→ **Goal of the exercise**: Check every line of the material below for the string "this", and return the ones that have it.

→ **Extracted data**:
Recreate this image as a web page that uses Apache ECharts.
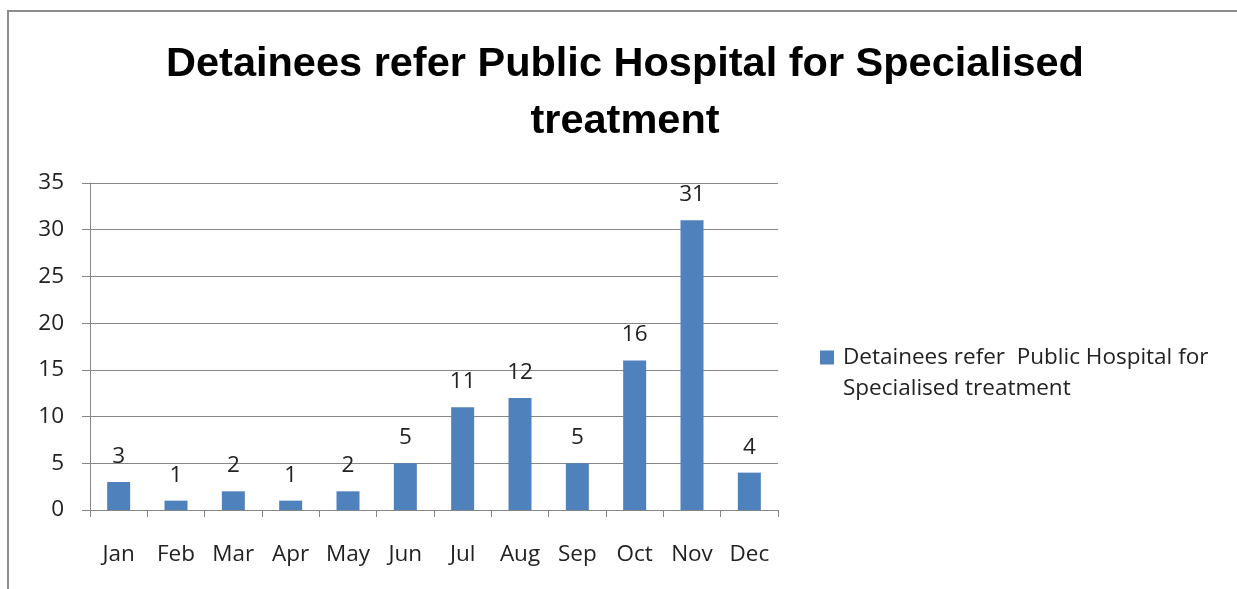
<!DOCTYPE html>
<html><head><meta charset="utf-8">
<script src="https://cdn.jsdelivr.net/npm/echarts@6/dist/echarts.min.js"></script>
<style>html,body{margin:0;padding:0;background:#fff}#c{width:1237px;height:589px}</style>
</head><body><div id="c"></div>
<script>
const titleText = 'Detainees refer Public Hospital for Specialised\ntreatment';
const seriesName = 'Detainees refer  Public Hospital for\nSpecialised treatment';
const months = ['Jan','Feb','Mar','Apr','May','Jun','Jul','Aug','Sep','Oct','Nov','Dec'];
const referrals = [3,1,2,1,2,5,11,12,5,16,31,4];
const yMin = 0, yMax = 35, yStep = 5;

const chart = echarts.init(document.getElementById('c'), null, {renderer:'canvas'});
const labelFont = '"Open Sans", sans-serif';
const titleFont = '"Liberation Sans", Arial, sans-serif';
chart.setOption({
  animation:false,
  backgroundColor:'#fff',
  graphic:[{type:'rect',shape:{x:8,y:11,width:1300,height:700},style:{fill:'none',stroke:'#8c8c8c',lineWidth:2},silent:true}],
  title:{text:titleText,left:625,textAlign:'center',top:36,padding:0,
    textStyle:{fontFamily:titleFont,fontWeight:'bold',fontSize:41.5,lineHeight:57,color:'#000'}},
  legend:{left:820,top:342,padding:0,orient:'vertical',itemWidth:14,itemHeight:45,
    icon:'path://M0,0L14,0L14,14L0,14Z M0,45L0,45Z',
    textStyle:{fontFamily:labelFont,fontSize:22.5,lineHeight:31,color:'#222',padding:[0,0,0,4]}},
  grid:{left:90,right:459,top:183,bottom:79,containLabel:false},
  xAxis:{type:'category',data:months,
    axisLine:{lineStyle:{color:'#868686',width:1}},
    axisTick:{show:true,alignWithLabel:false,length:7,lineStyle:{color:'#868686'}},
    axisLabel:{fontFamily:labelFont,fontSize:22.5,color:'#222',margin:33}},
  yAxis:{type:'value',min:yMin,max:yMax,interval:yStep,
    axisLine:{show:true,lineStyle:{color:'#868686'}},
    axisTick:{show:true,length:8,lineStyle:{color:'#868686'}},
    splitLine:{lineStyle:{color:'#868686',width:1}},
    axisLabel:{fontFamily:labelFont,fontSize:22.5,color:'#222',margin:26}},
  series:[{type:'bar',name:seriesName,data:referrals,barWidth:23,
    itemStyle:{color:'#4F81BD'},
    label:{show:true,position:'top',distance:14,fontFamily:labelFont,fontSize:22.5,color:'#222'}}]
});
</script></body></html>
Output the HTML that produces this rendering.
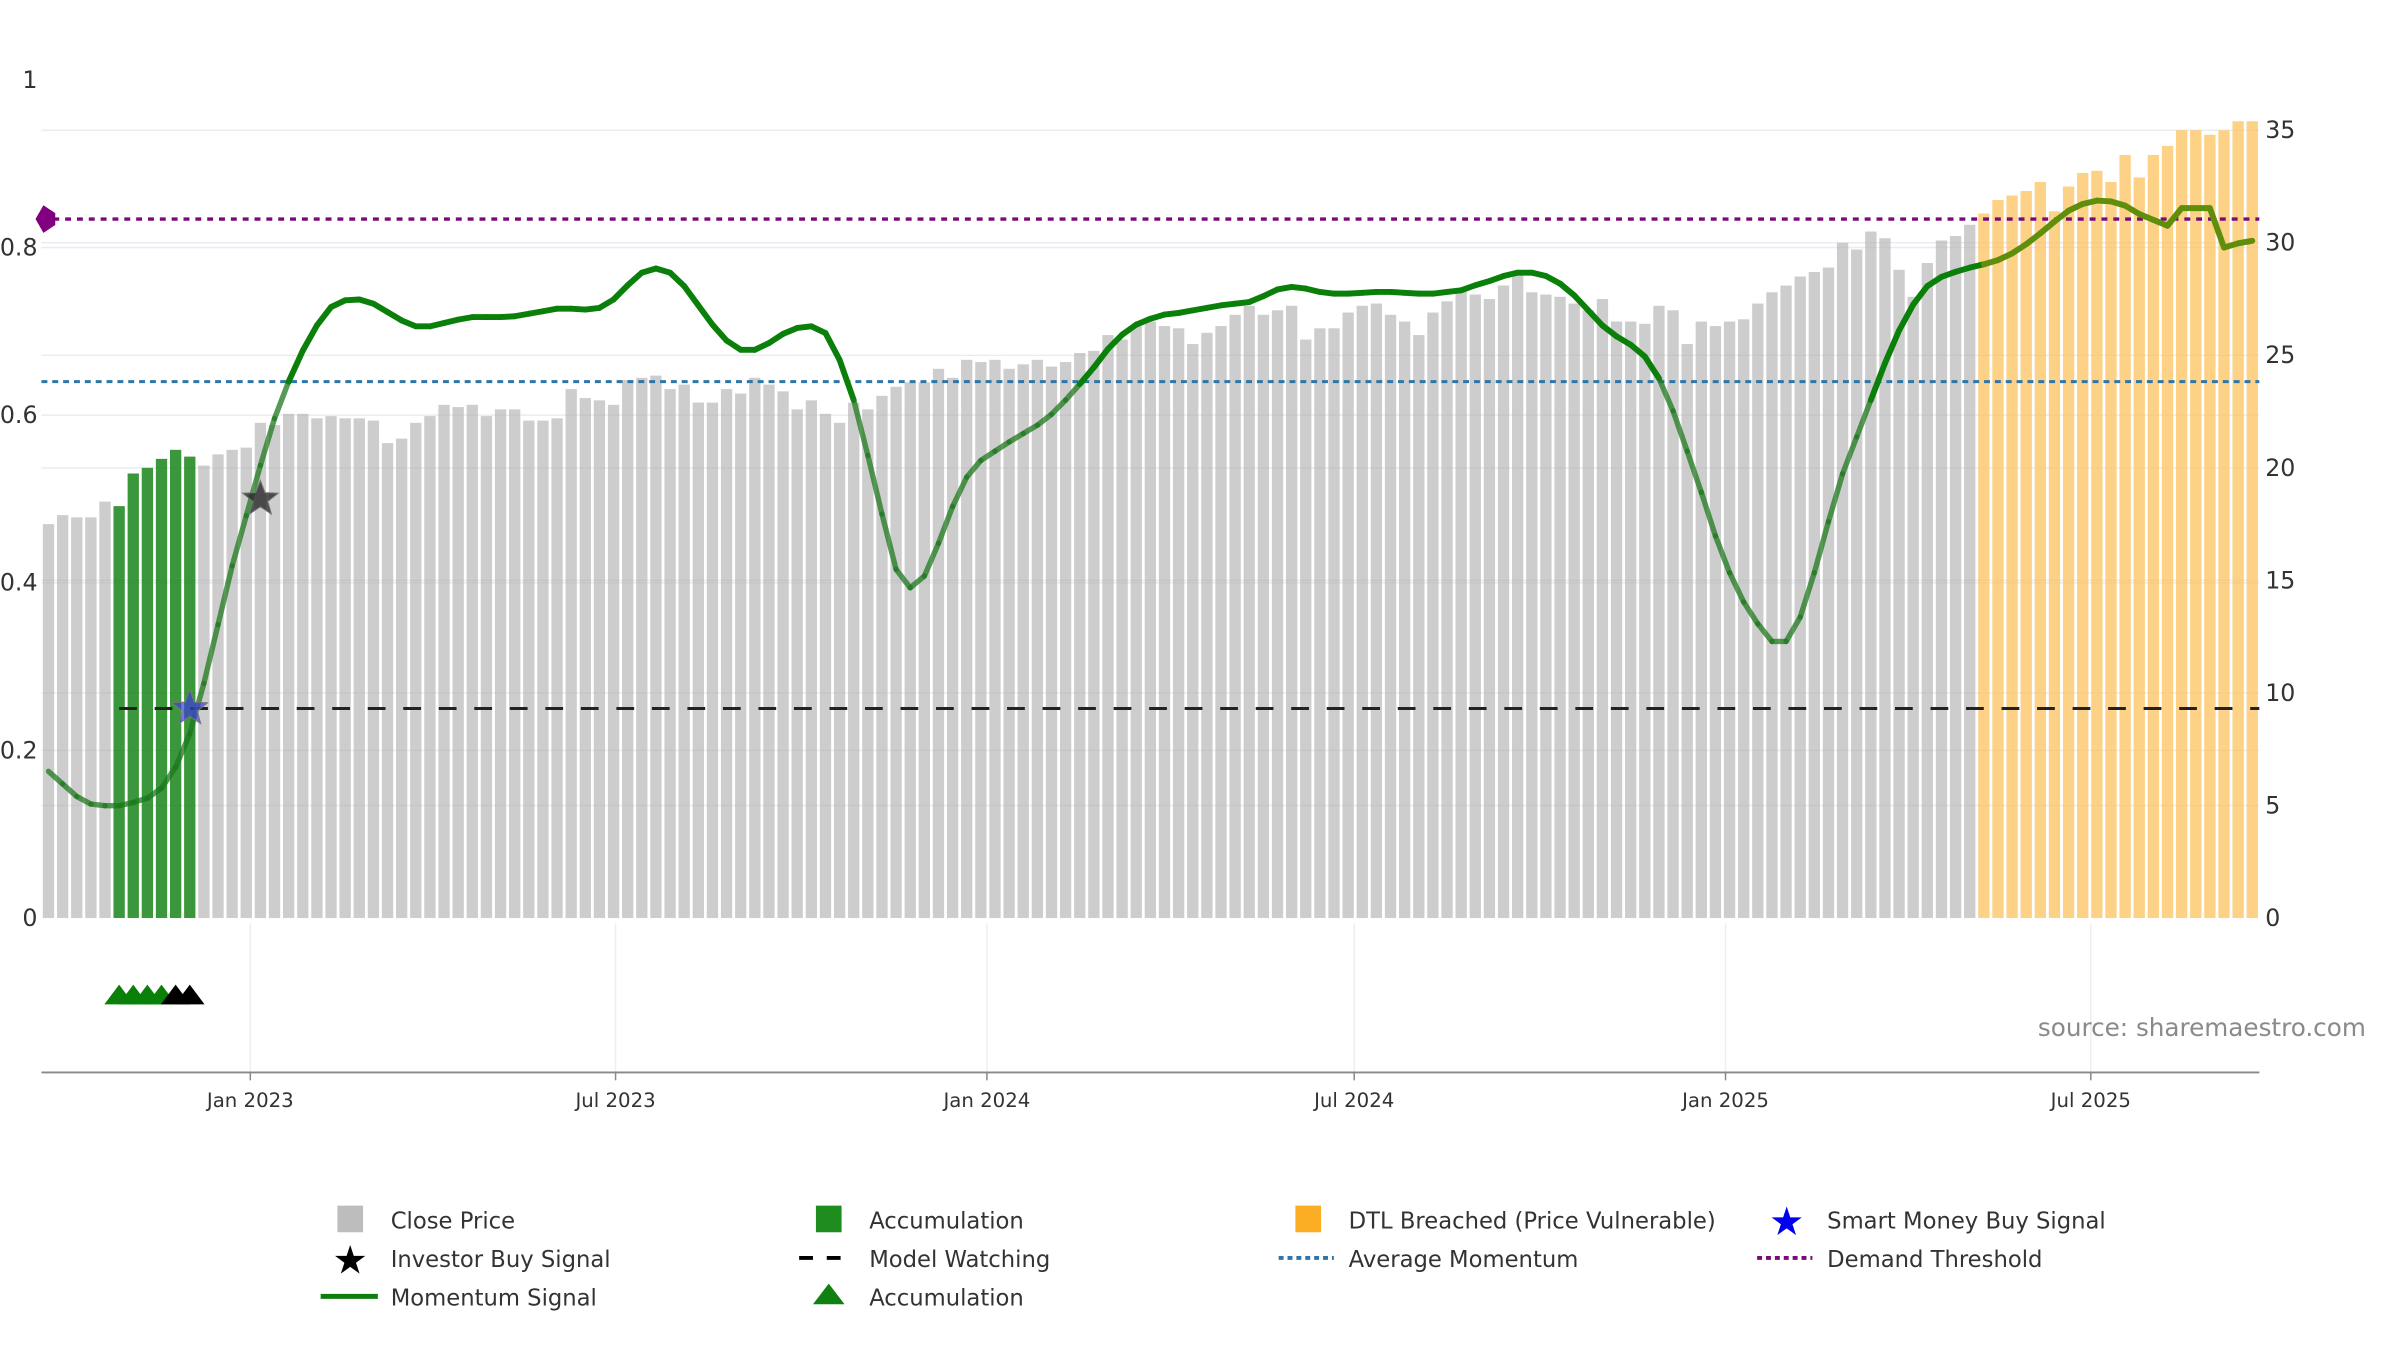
<!DOCTYPE html>
<html><head><meta charset="utf-8"><style>
html,body{margin:0;padding:0;background:#fff;}
svg{display:block;font-family:"DejaVu Sans","Liberation Sans",sans-serif;}
</style></head><body>
<svg id="chart" width="2400" height="1350" viewBox="0 0 2400 1350" xmlns="http://www.w3.org/2000/svg">
<g transform="scale(0.9866)">
<g id="grid"></g>
<g id="bars"></g>
<g id="lines"></g>
<g id="momentum"></g>
<g id="markers"></g>
<g id="axes"></g>
<text x="2398" y="1050" text-anchor="end" font-size="25" fill="#8a8a8a">source: sharemaestro.com</text>
<g id="legend">
 <rect x="342" y="1222" width="26" height="27" fill="#bdbdbd"/>
 <text x="396" y="1245" font-size="23" fill="#333">Close Price</text>
 <rect x="827" y="1222" width="26" height="27" fill="#1f8c1f"/>
 <text x="881" y="1245" font-size="23" fill="#333">Accumulation</text>
 <rect x="1313" y="1222" width="26" height="27" fill="#fbad23"/>
 <text x="1367" y="1245" font-size="23" fill="#333">DTL Breached (Price Vulnerable)</text>
 <text x="1811" y="1252" font-size="40" fill="#0000ee" text-anchor="middle">★</text>
 <text x="1852" y="1245" font-size="23" fill="#333">Smart Money Buy Signal</text>
 <text x="355" y="1291" font-size="40" fill="#000" text-anchor="middle">★</text>
 <text x="396" y="1284" font-size="23" fill="#333">Investor Buy Signal</text>
 <line x1="810" y1="1275" x2="866" y2="1275" stroke="#000" stroke-width="4" stroke-dasharray="14,14"/>
 <text x="881" y="1284" font-size="23" fill="#333">Model Watching</text>
 <line x1="1296" y1="1275" x2="1352" y2="1275" stroke="#2f76a8" stroke-width="4" stroke-dasharray="5,4"/>
 <text x="1367" y="1284" font-size="23" fill="#333">Average Momentum</text>
 <line x1="1781" y1="1275" x2="1837" y2="1275" stroke="#7a0a7a" stroke-width="4" stroke-dasharray="5,4"/>
 <text x="1852" y="1284" font-size="23" fill="#333">Demand Threshold</text>
 <line x1="325" y1="1314" x2="383" y2="1314" stroke="#107c10" stroke-width="5"/>
 <text x="396" y="1323" font-size="23" fill="#333">Momentum Signal</text>
 <polygon points="840,1301 824,1322 856,1322" fill="#108010"/>
 <text x="881" y="1323" font-size="23" fill="#333">Accumulation</text>
</g>
</g>
</svg>
<script>
const prices = [17.5,17.9,17.8,17.8,18.5,18.3,19.75,20.0,20.4,20.8,20.5,20.1,20.6,20.8,20.9,22.0,21.9,22.4,22.4,22.2,22.3,22.2,22.2,22.1,21.1,21.3,22.0,22.3,22.8,22.7,22.8,22.3,22.6,22.6,22.1,22.1,22.2,23.5,23.1,23.0,22.8,23.9,24.0,24.1,23.5,23.7,22.9,22.9,23.5,23.3,24.0,23.7,23.4,22.6,23.0,22.4,22.0,22.9,22.6,23.2,23.6,23.8,23.8,24.4,24.0,24.8,24.7,24.8,24.4,24.6,24.8,24.5,24.7,25.1,25.2,25.9,25.7,26.3,26.5,26.3,26.2,25.5,26.0,26.3,26.8,27.2,26.8,27.0,27.2,25.7,26.2,26.2,26.9,27.2,27.3,26.8,26.5,25.9,26.9,27.4,27.9,27.7,27.5,28.1,28.6,27.8,27.7,27.6,27.3,27.0,27.5,26.5,26.5,26.4,27.2,27.0,25.5,26.5,26.3,26.5,26.6,27.3,27.8,28.1,28.5,28.7,28.9,30.0,29.7,30.5,30.2,28.8,27.6,29.1,30.1,30.3,30.8,31.3,31.9,32.1,32.3,32.7,31.4,32.5,33.1,33.2,32.7,33.9,32.9,33.9,34.3,35.0,35.0,34.8,35.0,35.4,35.4];
const momentum = [0.175,0.16,0.145,0.136,0.134,0.134,0.138,0.143,0.155,0.18,0.22,0.28,0.35,0.42,0.48,0.54,0.596,0.64,0.677,0.707,0.729,0.737,0.738,0.733,0.723,0.713,0.706,0.706,0.71,0.714,0.717,0.717,0.717,0.718,0.721,0.724,0.727,0.727,0.726,0.728,0.738,0.755,0.77,0.775,0.77,0.754,0.731,0.708,0.689,0.678,0.678,0.686,0.697,0.704,0.706,0.698,0.666,0.618,0.552,0.482,0.416,0.394,0.408,0.447,0.491,0.526,0.546,0.557,0.568,0.578,0.588,0.601,0.618,0.637,0.657,0.679,0.696,0.708,0.715,0.72,0.722,0.725,0.728,0.731,0.733,0.735,0.742,0.75,0.753,0.751,0.747,0.745,0.745,0.746,0.747,0.747,0.746,0.745,0.745,0.747,0.749,0.755,0.76,0.766,0.77,0.77,0.766,0.757,0.743,0.725,0.707,0.694,0.684,0.67,0.644,0.605,0.557,0.508,0.456,0.412,0.377,0.351,0.33,0.33,0.359,0.412,0.473,0.53,0.574,0.618,0.662,0.701,0.732,0.754,0.765,0.771,0.776,0.78,0.785,0.793,0.804,0.817,0.831,0.844,0.852,0.856,0.855,0.85,0.84,0.833,0.826,0.847,0.847,0.847,0.8,0.805,0.808];
const accumulationBars = [5,6,7,8,9,10];
const dtlStart = 137;
const accTriGreen = [5,6,7,8];
const accTriBlack = [9,10];
const investorBuy = [15];
const investorBuyValue = [0.5];
const smartMoney = [10];
const smartMoneyValue = [0.25];
const avgMomentum = 0.64;
const demandThreshold = 0.834;
const modelWatching = 0.25;
const modelWatchStart = 5;
const leftTicks = [0,0.2,0.4,0.6,0.8,1];
const leftTickLabels = ["0","0.2","0.4","0.6","0.8","1"];
const rightTicks = [0,5,10,15,20,25,30,35];
const dateTicks = ["2023-01-01","2023-07-01","2024-01-01","2024-07-01","2025-01-01","2025-07-01"];
const dateTickLabels = ["Jan 2023","Jul 2023","Jan 2024","Jul 2024","Jan 2025","Jul 2025"];
const startDate = "2022-09-23";

const NS="http://www.w3.org/2000/svg";
const XL=42, XR=2290, Y0=930.5, STEP=(XR-XL)/prices.length;
const RMAX=35, YTOP_R=132;
function xIdx(i){return XL+(i+0.5)*STEP;}
function xDate(d){const days=(new Date(d)-new Date(startDate))/86400000;return xIdx(days/7);}
function yL(v){return Y0-v*849.5;}
function yR(p){return Y0-p*(Y0-YTOP_R)/RMAX;}
function mk(tag,attrs,parent){const e=document.createElementNS(NS,tag);for(const k in attrs)e.setAttribute(k,attrs[k]);parent.appendChild(e);return e;}
const grid=document.getElementById('grid'),bars=document.getElementById('bars'),lines=document.getElementById('lines'),mom=document.getElementById('momentum'),markers=document.getElementById('markers'),axes=document.getElementById('axes');

leftTicks.forEach((v,k)=>{
  if(v>0&&v<1){const g=mk('line',{x1:XL,x2:XR,y1:yL(v),y2:yL(v),stroke:'#e9ecf2','stroke-width':1.5},grid);
  
  }
  const t=mk('text',{x:38,y:yL(v)+8,'text-anchor':'end','font-size':24,fill:'#333'},axes);
  t.textContent=leftTickLabels[k];
  
  
});
rightTicks.forEach(p=>{
  if(p>0){const g=mk('line',{x1:XL,x2:XR,y1:yR(p),y2:yR(p),stroke:'#e9ecf2','stroke-width':1.5},grid);
  
  }
  const t=mk('text',{x:2296,y:yR(p)+8,'font-size':24,fill:'#333'},axes);
  t.textContent=String(p);
  
  
});
dateTicks.forEach((d,k)=>{
  const x=xDate(d);
  const g=mk('line',{x1:x,x2:x,y1:936,y2:1087,stroke:'#eceef2','stroke-width':1.5},grid);
  
  
  const tk=mk('line',{x1:x,x2:x,y1:1087,y2:1095,stroke:'#888','stroke-width':1.5},axes);
  
  
  const t=mk('text',{x:x,y:1122,'text-anchor':'middle','font-size':20,fill:'#333'},axes);
  t.textContent=dateTickLabels[k];
  
  
});
const ax=mk('line',{x1:XL,x2:XR,y1:1087,y2:1087,stroke:'#888','stroke-width':2},axes);



prices.forEach((p,i)=>{
  let fill='rgba(175,175,175,0.62)';
  if(accumulationBars.includes(i))fill='rgba(16,128,16,0.82)';
  else if(i>=dtlStart)fill='rgba(253,196,100,0.78)';
  const w=STEP*0.8;
  const r=mk('rect',{x:xIdx(i)-w/2,y:yR(p),width:w,height:Y0-yR(p),fill:fill},bars);
  
  
});

const dl=mk('line',{x1:XL,x2:XR,y1:yL(demandThreshold),y2:yL(demandThreshold),stroke:'#7a0a7a','stroke-width':3.5,'stroke-dasharray':'6,6'},lines);


const al=mk('line',{x1:XL,x2:XR,y1:yL(avgMomentum),y2:yL(avgMomentum),stroke:'#2f76a8','stroke-width':3,'stroke-dasharray':'6,5'},lines);


const ml=mk('line',{x1:xIdx(modelWatchStart),x2:XR,y1:yL(modelWatching),y2:yL(modelWatching),stroke:'#222','stroke-width':3,'stroke-dasharray':'18,18'},lines);


const dm=mk('polygon',{points:`${XL-6},${yL(demandThreshold)} ${XL+2},${yL(demandThreshold)-14} ${XL+14},${yL(demandThreshold)-6} ${XL+14},${yL(demandThreshold)+6} ${XL+2},${yL(demandThreshold)+14}`,fill:'#800080'},lines);



for(let i=0;i<momentum.length-1;i++){
  const low=(momentum[i]+momentum[i+1])/2<avgMomentum;
  let col=low?'rgba(30,120,30,0.75)':'#0a800a';
  if(i>=dtlStart)col='#5f8f0a';
  const s=mk('line',{x1:xIdx(i),y1:yL(momentum[i]),x2:xIdx(i+1),y2:yL(momentum[i+1]),stroke:col,'stroke-width':low?5.5:6,'stroke-linecap':'round'},mom);
  
  
}

function star(cx,cy,R,fill,name){
  let pts=[];for(let k=0;k<10;k++){const a=-Math.PI/2+k*Math.PI/5;const r=k%2?R*0.42:R;pts.push((cx+r*Math.cos(a)).toFixed(1)+','+(cy+r*Math.sin(a)).toFixed(1));}
  const s=mk('polygon',{points:pts.join(' '),fill:fill,stroke:'#777','stroke-width':1},markers);
  
  
}
investorBuy.forEach((i,k)=>star(xIdx(i),yL(investorBuyValue[k]),19,'rgba(40,40,40,0.8)','investor-buy-star'));
smartMoney.forEach((i,k)=>star(xIdx(i),yL(smartMoneyValue[k]),19,'rgba(60,60,220,0.7)','smart-money-star'));
function tri(i,fill){
  const x=xIdx(i),y=1008;
  const t=mk('polygon',{points:`${x},${y-10} ${x-15},${y+10} ${x+15},${y+10}`,fill:fill},markers);
  
  
}
accTriGreen.forEach(i=>tri(i,'#0a800a'));
accTriBlack.forEach(i=>tri(i,'#000'));
</script>
</body></html>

→ **In response**:
Recreate this image as a web page that uses Apache ECharts.
Output the HTML that produces this rendering.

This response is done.